The report has two main subjects. The first focus is on digital products, services and rights. This is the segment of e-commerce going beyond the familiar mail order, using the internet merely as a new means to order. The second focus is on innovations of payment systems. We use the term payment systems, because we do not only refer to "electronic money" as other recent studies, but try to cover the whole range of payment alternatives.

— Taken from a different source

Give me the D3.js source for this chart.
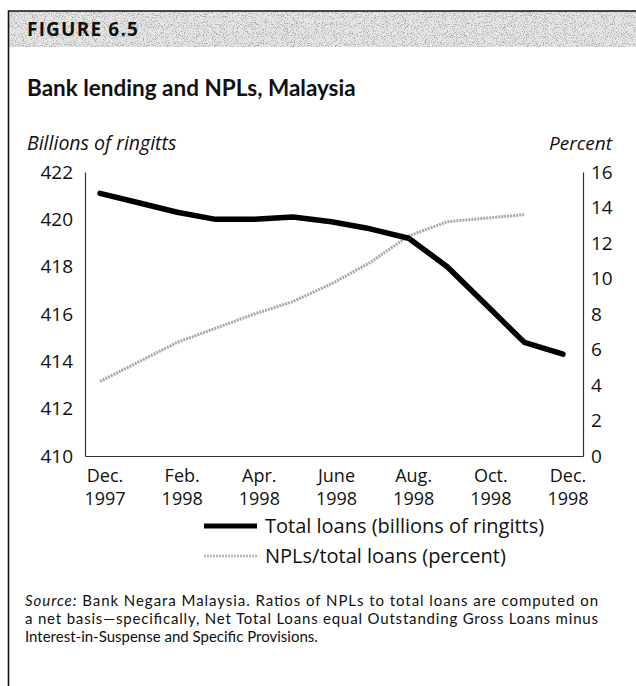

The report covers the following topics in some more detail: the place of traditional mail order within the field of electronic commerce; digital products, services and rights and the need for new payment solutions in this emerging sector; the importance of e-commerce for local markets; state of innovative payment systems with regard to Germany; approaches for small payments and micropayments; aspects of costs, fees and economic viability of payment systems; reasons for innovation (and non-innovation) from the point of view of banks; the development of internet payment systems from a genetic perspective, the relationship between "electronic money" and political regulation of money; definitions of "electronic money", non-technical aspects of security and anonymity; risks of consumers, and remarks on open research questions.